Follow your tastebuds to find the hidden Algarve, a foodie’s paradise far from the madding crowd


In the tiny village of Zambujal, set back from the coast in the heart of the Algarve’s rural east, pigs outnumber people 10 to one. This is hardly a challenge – the human population is only 15. We’re miles – and a world – away from crowded Albufeira; until recently, a tourist in this location would have caused more comment than if one of those 150 pigs had launched itself into the clear blue sky and flown. Now, things are beginning to change. Word has spread, and visitors are making the drive into these rural foothills to feast on the finest pork products in the region.

Nine years ago, Rui Jeronimo gave up his banking job in Faro and started to farm pigs on 18 hectares of land inherited from his grandfather. It’s hilly, dry, and at times almost barren-looking, with terracotta-tinged soil dusted over hard, granite bedrock. But the hardy Alentejano black pigs – you can tell them by their slender ankles, slim enough to fit in the circle of your finger and thumb – thrive here, feasting not only on their allocated kilo of corn or barley each day, but on what they forage from the land: roots, figs and acorns.

They are truly free-range, as I learn on a wander around the fields. Paulo Marques – who brought his 30 years of experience as a butcher to the job – walks towards the gate, clapping his hands loudly and sending a guttural cry of “Oi! Oi! Oi!” across the valley. So scattered are they, it takes several minutes for a stream of pigs to arrive.

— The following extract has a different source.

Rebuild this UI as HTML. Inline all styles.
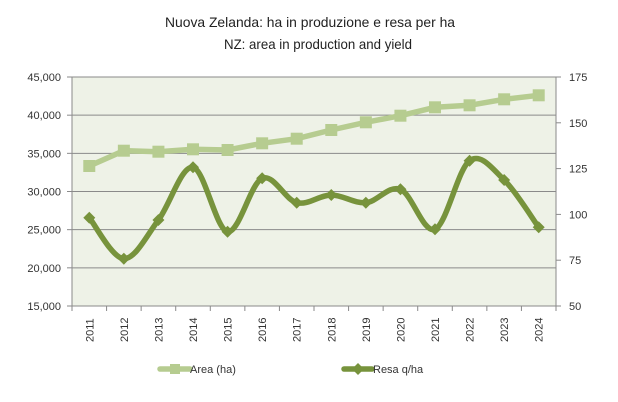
<!DOCTYPE html>
<html><head><meta charset="utf-8"><style>
body{margin:0;background:#fff}
svg{display:block;font-family:"Liberation Sans",sans-serif}
</style></head><body>
<svg id="s" width="618" height="402" viewBox="0 0 618 402">
<rect width="618" height="402" fill="#fff"/>
<text x="310" y="27" font-size="14" text-anchor="middle" fill="#222" textLength="290" lengthAdjust="spacingAndGlyphs">Nuova Zelanda: ha in produzione e resa per ha</text>
<text x="318" y="49" font-size="14" text-anchor="middle" fill="#222" textLength="188" lengthAdjust="spacingAndGlyphs">NZ: area in production and yield</text>
<rect x="72" y="77" width="484" height="229" fill="#EEF2E7"/>
<g id="g" stroke="#8a8a8a" stroke-width="1"></g>
<g id="t" font-size="11" fill="#333"></g>
<path id="a" fill="none" stroke="#B6CC90" stroke-width="5.5" stroke-linejoin="round"/>
<g id="am" fill="#B6CC90"></g>
<path id="r" fill="none" stroke="#77933C" stroke-width="5.5" stroke-linejoin="round"/>
<g id="rm" fill="#77933C"></g>
<line x1="160" y1="369" x2="190" y2="369" stroke="#B6CC90" stroke-width="5.5" stroke-linecap="round"/>
<rect x="170" y="364" width="10" height="10" fill="#B6CC90"/>
<text x="190" y="373" font-size="11" fill="#333">Area (ha)</text>
<line x1="344" y1="369" x2="372" y2="369" stroke="#77933C" stroke-width="5.5" stroke-linecap="round"/>
<polygon points="358,363 364,369 358,375 352,369" fill="#77933C"/>
<text x="373" y="373" font-size="11" fill="#333">Resa q/ha</text>
</svg>
<script>
var ns="http://www.w3.org/2000/svg";
function el(p,t,a,txt){var e=document.createElementNS(ns,t);for(var k in a)e.setAttribute(k,a[k]);if(txt)e.textContent=txt;document.getElementById(p).appendChild(e);}
var L=72,R=556,T=77,B=306;
for(var i=0;i<=6;i++){var y=B-i*(B-T)/6;el("g","line",{x1:L,y1:y,x2:R,y2:y});el("g","line",{x1:L-5,y1:y,x2:L,y2:y});
var v=15000+i*5000;el("t","text",{x:L-11,y:y+4,"text-anchor":"end"},v.toLocaleString("en-US"));}
for(var i=0;i<=5;i++){var y=B-i*(B-T)/5;el("g","line",{x1:R,y1:y,x2:R+5,y2:y});el("t","text",{x:R+13,y:y+4},String(50+i*25));}
el("g","line",{x1:L,y1:T,x2:L,y2:B});el("g","line",{x1:R,y1:T,x2:R,y2:B});
var w=(R-L)/14;
for(var i=0;i<=14;i++){var x=L+i*w;el("g","line",{x1:x,y1:B,x2:x,y2:B+5});}
var ay=[166,150.7,151.7,149.3,150,143.3,138.7,130,122.3,115.7,107.3,105.3,99.3,95.3];
var ry=[217.7,258.7,220,167.3,231.7,178.3,202.7,195,202.7,189.3,229.3,160.7,180,227.3];
var xs=[];for(var i=0;i<14;i++){var x=L+w/2+i*w;xs.push(x);
el("t","text",{x:0,y:0,transform:"translate("+(x+4)+",342) rotate(-90)"},String(2011+i));}
var d="M"+xs[0]+","+ay[0];for(var i=1;i<14;i++)d+="L"+xs[i]+","+ay[i];
document.getElementById("a").setAttribute("d",d);
for(var i=0;i<14;i++)el("am","rect",{x:xs[i]-6,y:ay[i]-6,width:12,height:12});
var p=xs.map(function(x,i){return[x,ry[i]]});
d="M"+p[0][0]+","+p[0][1];
for(var i=0;i<13;i++){var p0=p[i-1]||p[i],p1=p[i],p2=p[i+1],p3=p[i+2]||p[i+1];
d+="C"+(p1[0]+(p2[0]-p0[0])/6)+","+(p1[1]+(p2[1]-p0[1])/6)+" "+(p2[0]-(p3[0]-p1[0])/6)+","+(p2[1]-(p3[1]-p1[1])/6)+" "+p2[0]+","+p2[1];}
document.getElementById("r").setAttribute("d",d);
for(var i=0;i<14;i++){var x=xs[i],y=ry[i];el("rm","polygon",{points:x+","+(y-6)+" "+(x+6)+","+y+" "+x+","+(y+6)+" "+(x-6)+","+y});}
</script>
</body></html>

Mouthwatering slices of presunto, the famed dry-cured pig thigh

(Joanna Booth)

After more than 18 months of this independent existence, it’s “tchau, porcos” (bye, pigs) – Paulo learned after his first year on the farm not to give the pigs names – and the curing process begins. “We use only natural products, like our grandmothers did,” Rui explains, standing in just one of the many rooms at Feito no Zambujal that are packed from floor to rafter with bits of pig. All sorts of cuts are salted, hung and smoked, but the undisputed king is the presunto, the dry-cured thigh. Paulo lets me have a go at slicing my own, but I soon hand him back the knife and concentrate on stuffing as many sweet, marbled, melting slivers into my mouth as I can.